Ayer, mientras viajaba en tren, se sentó a mi lado una chica de unos veintitantos años que, a diferencia del resto de pasajeros que estaban con sus teléfonos, sacó su ordenador, sus apuntes, y se dispuso a estudiar. Hasta ahí bien, nada extraño. Sin embargo, como soy una curiosa, no pude evitar fijarme en aquello sobre lo que estaba trabajando. Así fue como pude leer, bajo el título La diversidad sexual en la actualidad: realidades y demandas específicas, unos apuntes sobre la clasificación de los distintos tipos de activismo en la materia: el activismo identitario estructuralista, por un lado, y el activismo anti identitario posestructuralista, por otro. Lo cierto es que entre tanta palabreja dirigida a dotar de rigor académico el asunto eché en falta la coletilla de «financiado por todos» que es la que terminaría por completar su definición y por hacerla más precisa.
Al cabo de un rato, tras haber ojeado distintas anotaciones, vi cómo la chica llegaba al final del temario donde le formulaban una serie de preguntas. Entre ellas se encontraba la siguiente: «¿Qué debilidades o tenencias equivocadas ves en el activismo relacionado con la diversidad de sexo, género y sexualidad?». Sinceramente, necesitaba compartir la fantasía que supuso presenciar en directo cómo escribía, quedándose tan ancha, que consideraba un obstáculo que desde la ciencia se tendiese a seguir con el tradicional binomio de sexo como si el sexo no guardase relación alguna con la reproducción y existiesen n tipos de gametos a gusto del consumidor. Para esa chica, los millones de años que llevan uniéndose una célula reproductora masculina con otra femenina —fusión de la que proveníamos todos los pasajeros del vagón e incluso ella misma— resultan algo totalmente irrelevante. Para esa universitaria, los hechos y la realidad no es que sean insuficientes, sino que se han convertido en sus enemigos a la hora de defender sus tesis.
Me gustaría haberle dicho que por mucho activismo que hiciese no iba a poder cambiar el hecho de que los seres humanos nos reproduzcamos de forma sexual —lo que tiene como consecuencia que el sexo sea binario— y no mediante un proceso de mitosis, pero no lo hice. Qué sé yo, tal vez ni tan siquiera llegó tan lejos con sus planteamientos y únicamente se ha dedicado a adherirse a los dogmas inculcados por sus profesores durante las clases, cosa que me parece todavía peor.

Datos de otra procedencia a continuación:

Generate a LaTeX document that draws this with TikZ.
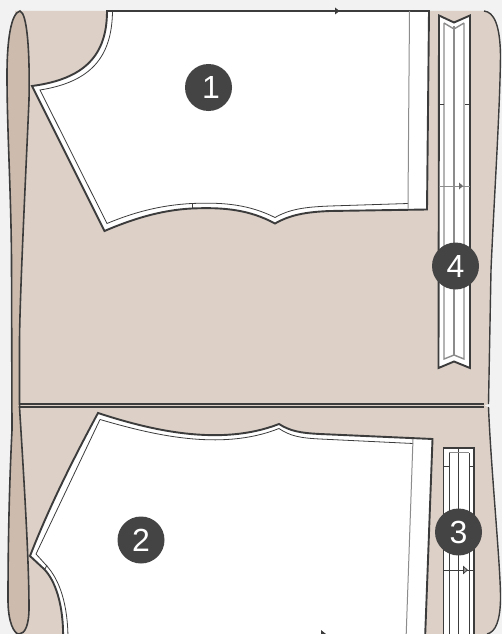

Como decía unos párrafos más arriba, la Universidad debería ser un espacio común que uniese a personas que, movidas por el juicio crítico y ansiosas por comprender el entorno que las rodea y descubrir la verdad, no tuviesen reparos en cambiar de idea. Sin embargo, tal atmósfera se vuelve imposible cuando la motivación ya no es el conocimiento por el conocimiento, sino la voluntad irracional de creer en lo que se desea creer a toda costa.
Esto último no supondría un problema si sólo se circunscribiese al ámbito académico y sus habituales rifirrafes, pues con la refutación de sus premisas habría sido firmada su sentencia de muerte y dichas ideas pasarían a formar parte de un sector doctrinal minoritario y friki —es que, por favor, estamos hablando de rechazar que el sexo sea o no binario. Alguien pensará que le he dado demasiada importancia a lo presenciado en el tren, pero sólo es la punta del iceberg, pues estamos viendo cómo para algunos sectores de la población esta disputa ya no es disputa, sino que se ha convertido en una verdad absoluta e incontestable que, trascendiendo al terreno de la política, tiene la intención de convertirse en ley.